OTD Chile – Claramente las organizaciones las construyen las personas que la sostienen. Con esta nueva OTD, hemos intentado reflexionar sobre las prácticas de poder y los discursos anteriores con los que no estábamos conformes. Con la forma en que se tomaban las decisiones y hasta donde presionar con el discurso hacia los objetivos que queríamos. Cómo ser realmente una asociación sustentada en trabajo de base y cultura organizacional y no sólo una ONG más con un equipo reducido que funciona hasta que dura el proyecto de tal o cual financiadora. En todo caso es un proceso de nunca acabar, es algo que debes estar trabajando a diario en cada práctica, en cada comunicado, en cada reunión, el pensarte la organización de la que quieres formar parte. El trabajo hacia adentro es tan importante como el trabajo hacia afuera.

OTD intenta ser inclusiva pero ha sido todo un tema y siempre discutimos por eso. Hemos tenido problemas con personas trans o incluso cis que creen que porque nuestro nombre dice trans diversidades acá puede entrar cualquiera, incluso personas que derechamente tienen prácticas machistas, sexistas, misóginas, racistas y de otras formas de opresión. Son temas que estamos dialogando constantemente, por ejemplo ¿qué pasa si una persona trans de derecha anti aborto pide asociarse ?

OTD Chile (français) – Clairement, les organisations sont construites par les personnes qui les soutiennent. Avec la nouvelle OTD, nous avons initié une réflexion sur les pratiques de pouvoir et les discours antérieurs avec lesquels nous n’étions pas en conformité : avec les pratiques décisionnaires et jusqu’où faire pression sur les discours concernant les objectifs que nous souhaitions : comment être réellement soutenue par le travail de base et une culture organisationnelle et non pas seulement comme une ONG, avec une équipe réduite fonctionnant tant que dure le projet de tel ou tel financeur. Dans tous les cas, c’est un processus sans fin, tu dois être là chaque jour dans ta pratique, chaque communiqué, chaque réunion, de penser l’organisation à laquelle tu souhaites prendre part. Le travail en interne est aussi important que le travail envers l’extérieur.

OTD tente d’être inclusive, mais cela a été toute une question et c’est un thème dont nous parlons encore. Nous avons eu des soucis avec des personnes trans mais aussi avec des personnes cis qui croient que parce que notre nom d’association dit diversités trans, que n’importe qui peut entrer, y compris des personnes ayant clairement des pratiques machistes, sexistes, misogynes, racistes, ou d’autres formes d’oppression. Ce sont des questions que nous abordons constamment, par exemple : que faire si une personne de droite anti-avortement demande à adhérer ?

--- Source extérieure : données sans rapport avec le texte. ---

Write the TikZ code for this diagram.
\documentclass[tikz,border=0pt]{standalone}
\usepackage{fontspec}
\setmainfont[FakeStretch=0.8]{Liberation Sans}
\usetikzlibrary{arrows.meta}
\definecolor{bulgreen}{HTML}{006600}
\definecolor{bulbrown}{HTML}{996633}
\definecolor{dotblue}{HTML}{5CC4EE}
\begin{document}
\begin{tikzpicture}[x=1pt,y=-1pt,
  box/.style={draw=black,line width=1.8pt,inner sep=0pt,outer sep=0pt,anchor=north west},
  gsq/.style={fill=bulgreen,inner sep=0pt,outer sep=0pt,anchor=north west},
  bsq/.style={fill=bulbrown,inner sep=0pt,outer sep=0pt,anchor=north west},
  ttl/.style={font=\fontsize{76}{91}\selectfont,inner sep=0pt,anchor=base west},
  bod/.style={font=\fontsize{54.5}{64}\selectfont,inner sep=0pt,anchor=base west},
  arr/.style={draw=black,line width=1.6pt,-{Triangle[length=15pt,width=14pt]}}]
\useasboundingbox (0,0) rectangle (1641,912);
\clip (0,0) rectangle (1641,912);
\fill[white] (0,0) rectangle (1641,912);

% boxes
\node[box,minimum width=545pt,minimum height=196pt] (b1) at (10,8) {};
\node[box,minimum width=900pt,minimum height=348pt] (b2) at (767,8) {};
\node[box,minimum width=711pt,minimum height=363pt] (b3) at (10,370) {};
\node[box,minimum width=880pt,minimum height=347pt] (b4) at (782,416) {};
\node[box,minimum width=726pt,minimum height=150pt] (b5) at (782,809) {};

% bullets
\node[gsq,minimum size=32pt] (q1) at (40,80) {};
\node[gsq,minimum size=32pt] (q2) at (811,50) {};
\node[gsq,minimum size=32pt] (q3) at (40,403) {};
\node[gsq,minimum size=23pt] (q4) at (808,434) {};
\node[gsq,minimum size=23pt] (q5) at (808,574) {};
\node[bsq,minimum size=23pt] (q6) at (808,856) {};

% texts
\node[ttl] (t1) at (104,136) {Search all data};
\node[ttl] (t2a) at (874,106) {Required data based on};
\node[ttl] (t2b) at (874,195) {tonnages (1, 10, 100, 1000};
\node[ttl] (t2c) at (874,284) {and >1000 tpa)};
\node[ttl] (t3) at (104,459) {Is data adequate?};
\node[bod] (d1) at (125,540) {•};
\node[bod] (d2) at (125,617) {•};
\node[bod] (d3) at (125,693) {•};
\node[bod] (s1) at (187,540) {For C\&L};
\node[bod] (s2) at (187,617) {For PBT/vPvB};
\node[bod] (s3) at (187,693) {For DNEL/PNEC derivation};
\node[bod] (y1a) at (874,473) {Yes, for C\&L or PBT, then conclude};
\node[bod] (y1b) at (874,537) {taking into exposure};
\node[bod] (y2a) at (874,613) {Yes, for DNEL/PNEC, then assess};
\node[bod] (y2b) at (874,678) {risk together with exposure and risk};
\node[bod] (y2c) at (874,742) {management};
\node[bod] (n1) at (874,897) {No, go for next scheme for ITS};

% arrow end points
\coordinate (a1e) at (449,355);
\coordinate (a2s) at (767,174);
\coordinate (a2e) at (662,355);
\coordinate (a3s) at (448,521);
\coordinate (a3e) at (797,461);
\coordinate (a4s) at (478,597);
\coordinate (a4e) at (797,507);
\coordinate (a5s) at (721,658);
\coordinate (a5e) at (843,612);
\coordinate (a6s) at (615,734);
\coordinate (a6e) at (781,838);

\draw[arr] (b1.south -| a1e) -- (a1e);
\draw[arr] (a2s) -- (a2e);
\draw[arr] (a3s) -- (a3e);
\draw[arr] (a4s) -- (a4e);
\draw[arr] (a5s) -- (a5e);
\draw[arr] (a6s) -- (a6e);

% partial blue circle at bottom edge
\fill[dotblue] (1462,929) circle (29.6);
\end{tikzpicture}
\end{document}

Observatoire – ¿En Chile, se notan disensiones entre asaciones más integracionistas y otras más reivindicativas?

Observatoire (français) – Au Chili, existent-ils des dissensions entre associations intégrationnistes et d’autres plus militantes ?

OTD Chile – Todo el tiempo.  Siempre está esa tira y afloje entre grupos que se conforman con lo que les ofrece el Estado y otros que están empujando la cerca constantemente. En el tema trans por lo general tenemos conflictos con un grupo histórico liderado por gays que suelen ser conservadores respecto a los avances en despatologización y en las negociaciones con el gobierno. También en los paradigmas que sustentan los discursos del movimiento. Para ellos todo es binario y sólo hay hombres ymujeres.

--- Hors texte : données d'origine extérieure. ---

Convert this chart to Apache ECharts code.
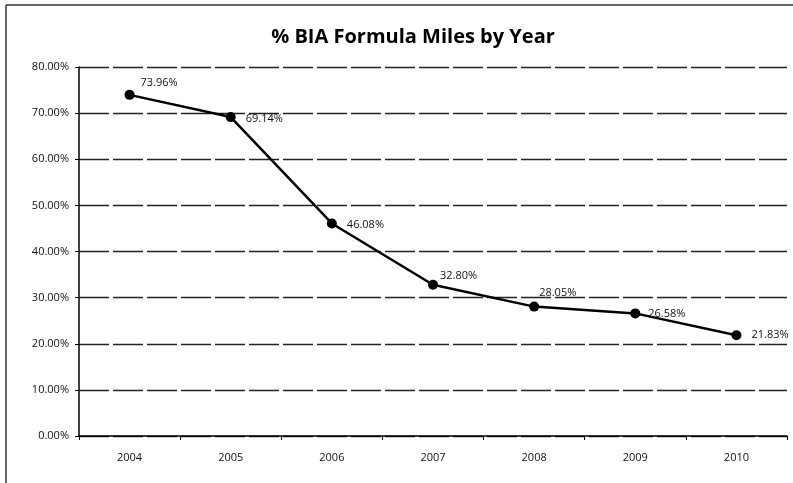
<!DOCTYPE html>
<html><head><meta charset="utf-8">
<script src="https://cdn.jsdelivr.net/npm/echarts@6/dist/echarts.min.js"></script>
<style>html,body{margin:0;padding:0;background:#fff}#c{width:793px;height:483px}</style>
</head><body><div id="c"></div>
<script>
const title = '% BIA Formula Miles by Year';
const years = ['2004','2005','2006','2007','2008','2009','2010'];
const values = [73.96, 69.14, 46.08, 32.80, 28.05, 26.58, 21.83];
const yTicks = [0,10,20,30,40,50,60,70,80];

// label offsets (styling only)
const labelOffsets = [[0,-12],[4,2],[4,1],[-4,-9],[-6,-14],[2,0],[4,0]];

const chart = echarts.init(document.getElementById('c'));
chart.setOption({
  animation:false,
  backgroundColor:'#fff',
  title:{text:title,left:408,top:22,textAlign:'center',
    textStyle:{fontFamily:'Open Sans',fontWeight:'bold',fontSize:20,color:'#000'}},
  grid:{left:79,right:6,top:67,bottom:47},
  graphic:[
    {type:'line',shape:{x1:6,y1:5,x2:793,y2:5},style:{stroke:'#333',lineWidth:1.5}},
    {type:'line',shape:{x1:6,y1:5,x2:6,y2:483},style:{stroke:'#333',lineWidth:1.5}}
  ],
  xAxis:{type:'category',data:years,boundaryGap:true,
    axisLine:{lineStyle:{color:'#000',width:1.5}},
    axisTick:{show:true,alignWithLabel:false,length:4,lineStyle:{color:'#000'}},
    axisLabel:{color:'#111',fontFamily:'Open Sans',fontSize:11,margin:16}},
  yAxis:{type:'value',min:yTicks[0],max:yTicks[yTicks.length-1],interval:10,
    axisLine:{show:true,lineStyle:{color:'#000',width:1.5}},
    axisTick:{show:true,length:4,lineStyle:{color:'#000'}},
    splitLine:{lineStyle:{color:'#222',width:1.3,type:[30,4]}},
    axisLabel:{color:'#111',fontFamily:'Open Sans',fontSize:11,margin:10,
      formatter:v=>v.toFixed(2)+'%'}},
  series:[{type:'line',
    data:values.map((v,i)=>({value:v,label:{offset:labelOffsets[i]}})),
    symbol:'circle',symbolSize:10,
    lineStyle:{color:'#000',width:2.5},itemStyle:{color:'#000'},
    label:{show:true,position:'right',distance:6,fontFamily:'Open Sans',fontSize:11,color:'#111',
      formatter:p=>p.value.toFixed(2)+'%'}}]
});
</script></body></html>
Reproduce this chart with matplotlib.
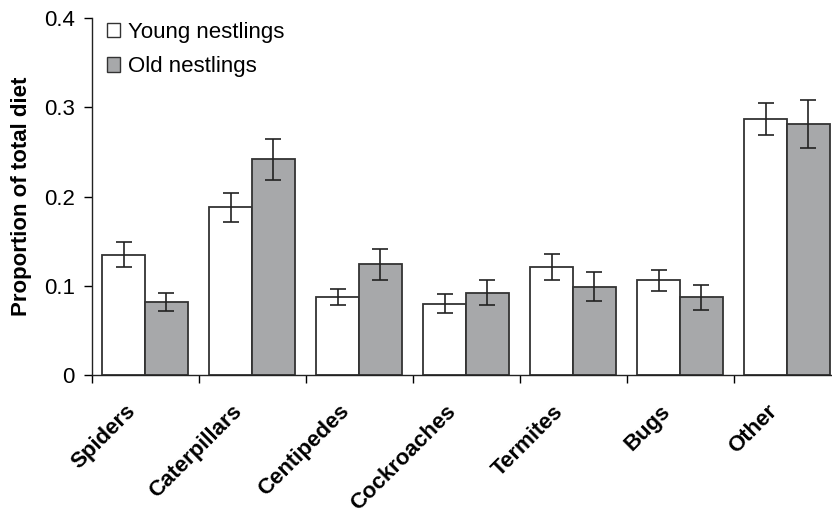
import numpy as np
import matplotlib.pyplot as plt
import matplotlib.transforms as mtransforms
from matplotlib.patches import Patch

categories = ['Spiders', 'Caterpillars', 'Centipedes', 'Cockroaches', 'Termites', 'Bugs', 'Other']
young = [0.135, 0.188, 0.087, 0.080, 0.121, 0.106, 0.287]
young_err = [0.014, 0.016, 0.009, 0.011, 0.015, 0.012, 0.018]
old = [0.082, 0.242, 0.124, 0.092, 0.099, 0.087, 0.281]
old_err = [0.010, 0.023, 0.017, 0.014, 0.016, 0.014, 0.027]

plt.rcParams['font.family'] = ['Liberation Sans', 'DejaVu Sans']

fig = plt.figure(figsize=(8.32, 5.15), dpi=100)
ax = fig.add_axes([0.110, 0.2718, 0.890, 0.6932])

x = np.arange(len(categories))
w = 0.4
edge = '#333333'
ax.bar(x - w / 2, young, w, color='white', edgecolor=edge, linewidth=1.3,
       yerr=young_err, error_kw=dict(ecolor='#222222', elinewidth=1.2, capsize=6, capthick=1.2),
       label='Young nestlings', zorder=2)
ax.bar(x + w / 2, old, w, color='#a7a8aa', edgecolor=edge, linewidth=1.3,
       yerr=old_err, error_kw=dict(ecolor='#222222', elinewidth=1.2, capsize=6, capthick=1.2),
       label='Old nestlings', zorder=2)

ax.set_xlim(-0.5, -0.5 + 740.5 / 107)
ax.set_ylim(0, 0.4)
ax.set_yticks([0, 0.1, 0.2, 0.3, 0.4])
ax.set_yticklabels(['0', '0.1', '0.2', '0.3', '0.4'], fontsize=16)
ax.tick_params(axis='y', direction='out', length=6, width=1, pad=6)

ax.set_xticks(x)
ax.set_xticklabels(categories, rotation=45, ha='right', va='center', rotation_mode='anchor',
                   fontsize=16, fontweight='bold')
ax.tick_params(axis='x', which='major', length=0, pad=24)
shift = mtransforms.ScaledTranslation(-13 / 100, 0, fig.dpi_scale_trans)
for lab in ax.get_xticklabels():
    lab.set_transform(lab.get_transform() + shift)
ax.set_xticks(np.arange(len(categories)) - 0.5, minor=True)
ax.tick_params(axis='x', which='minor', direction='out', length=6, width=1)

for s in ['top', 'right']:
    ax.spines[s].set_visible(False)
for s in ['left', 'bottom']:
    ax.spines[s].set_linewidth(1)
    ax.spines[s].set_color('#222222')

ax.set_ylabel('Proportion of total diet', fontsize=16, fontweight='bold', labelpad=8.5)

handles = [Patch(facecolor='white', edgecolor=edge, linewidth=1),
           Patch(facecolor='#a7a8aa', edgecolor=edge, linewidth=1)]
ax.legend(handles, ['Young nestlings', 'Old nestlings'], loc='upper left',
          bbox_to_anchor=(-0.006, 1.045), frameon=False, fontsize=16,
          handlelength=0.6, handleheight=0.6, handletextpad=0.35, labelspacing=0.6)

fig.savefig('out.png', dpi=100)
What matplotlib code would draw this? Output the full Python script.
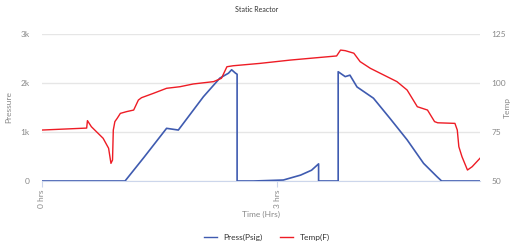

OTD Chile (français) – Constamment. C’est toujours tendu entre groupes qui se conforment à ce que leur offre l’État et les autres qui exigent plus. Sur la question trans en général, nous sommes en conflit avec un groupe historique dirigé par des gays qui ont l’habitude d’être conservateurs par rapport aux progrès dans la dépathologisation et dans les négociations avec le gouvernement. Et aussi dans les paradigmes qui soutiennent les discours du mouvement. Pour ceux-ci tout est binaire : il y a seulement des hommes et des femmes.


Observatoire –
Tendríamos muchas más cuestiones a formular, pero “las buenas cosas tienen siempre un fin” (Un dicho francés). ¿Algo que desee añadir? ¿Una cuestión que falta?

Observatoire (français) – Nous aurions beaucoup d’autres questions à poser mais comme on dit en France : toutes les bonnes choses ont une fin. Souhaiteriez-vous ajouter quelque chose ? Une question manquante ?

OTD Chile – Sólo agradecer la entrevista, el interés por nuestro trabajo y felicitaciones por la iniciativa de generar conocimientos sobre el tema trans desde las propias personas trans.

OTD Chile (français) : Je voudrais vous remercier pour cet entretien et l’intérêt que vous portez à notre travail. Félicitations pour votre initiative de générer des savoirs sur les questions trans depuis le point de vue des personnes trans.

Observatoire – Muchísimas gracias Michel Riquelme. Nuestros agradecimientos a todo el equipo de OTD Chile. Gracias por existir.



En hommage à l’artiste, écrivaine et activiste trans Mara Rita Villarroel.
En homenaje a la artista, escritora y activista trans Mara Rita Villarroel.